With playoff hopes on the line this weekend against a team that embarrassed the Lady Icers earlier this year, there should be no shortage of motivation for the Penn State women's ice hockey club.
The Lady Icers will host No. 3 University of Rhode Island this weekend to close out its regular season. The first two contests saw URI beat the Lady Icers by a combined 19-1 score.
"We're training to see the look on [URI coach] Beth McCann's face when we hopefully win," senior co-captain Jess Waldron said.
For this go around against URI, Penn State picked up a win against California University of Pennsylvania the week before meeting the No. 3 team in the ACHA.
The last time Penn State played URI, the Lady Icers were reeling from a 5-1 home loss against the same Vulcans squad.
But that means nothing to the team now.
"Everyone's really up from Friday," senior Krissy Heard said. "We need to keep that intensity."
To keep that intensity, during Tuesday night's practice, head coach Mo Stroemel stopped a lackadaisical shooting drill and had his team gather around him. While slapping his stick on the ice, Stroemel's words boomed throughout the Greenberg Ice Pavilion.
"Never, ever, ever, ever give up! Not here, not anywhere! Never give up!" he hollered to his team.
On the next effort of the same drill, one forward slipped into the net and knocked it loose.

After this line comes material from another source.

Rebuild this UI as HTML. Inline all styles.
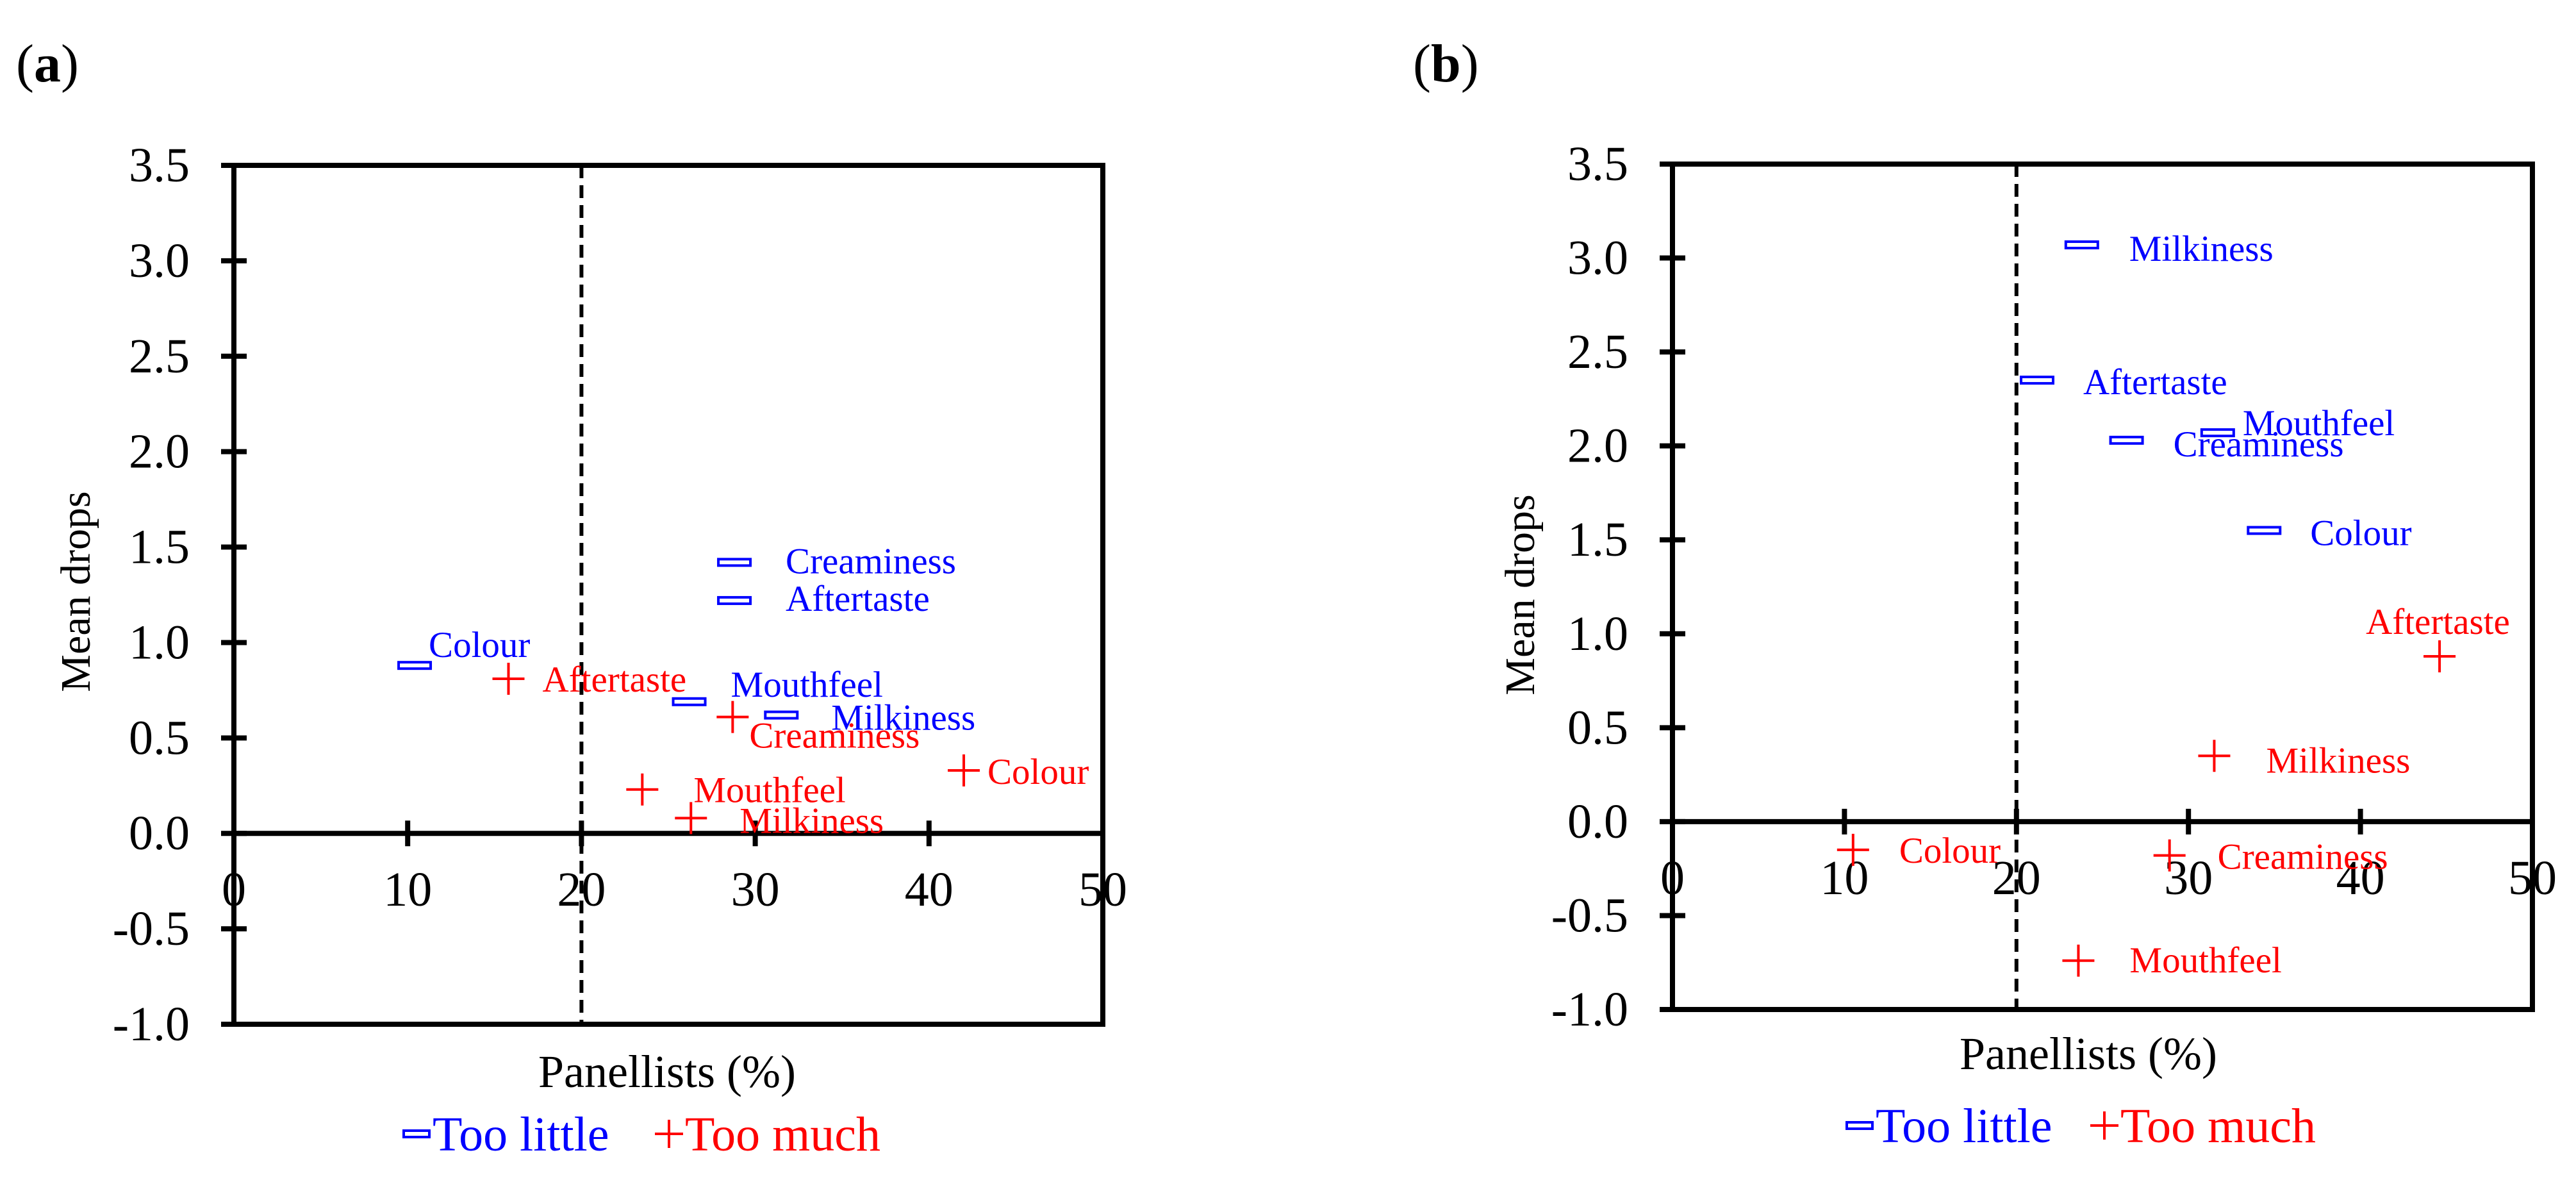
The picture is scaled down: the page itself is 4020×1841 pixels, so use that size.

Stroemel skated over, made sure the fallen player was OK, then pointed and grinned.
"Get to the puck!"
Stroemel conducted the practice with hopes of preserving a key ingredient from the club's most recent victory.
"Competitiveness," Stroemel said. "The fact we didn't give up and we played very hard, that alone can make a difference for us.
"If you get soft at any position, you're sunk. [URI is] that good. They're the No. 3 team in the country. It only gets a little better than them."
Stroemel has also been using his time off the ice to prepare his team for its crescendo of a regular season finale.
At the beginning of the year, the head coach spent a lot of practices getting his Lady Icers prepared to just play hockey -- instead of preparing for a single opponent.
Now, with the season wound down to one last home weekend, the coach is singing a different tune.
"We've got to get their minds around literally winning one game at a time," Stroemel said.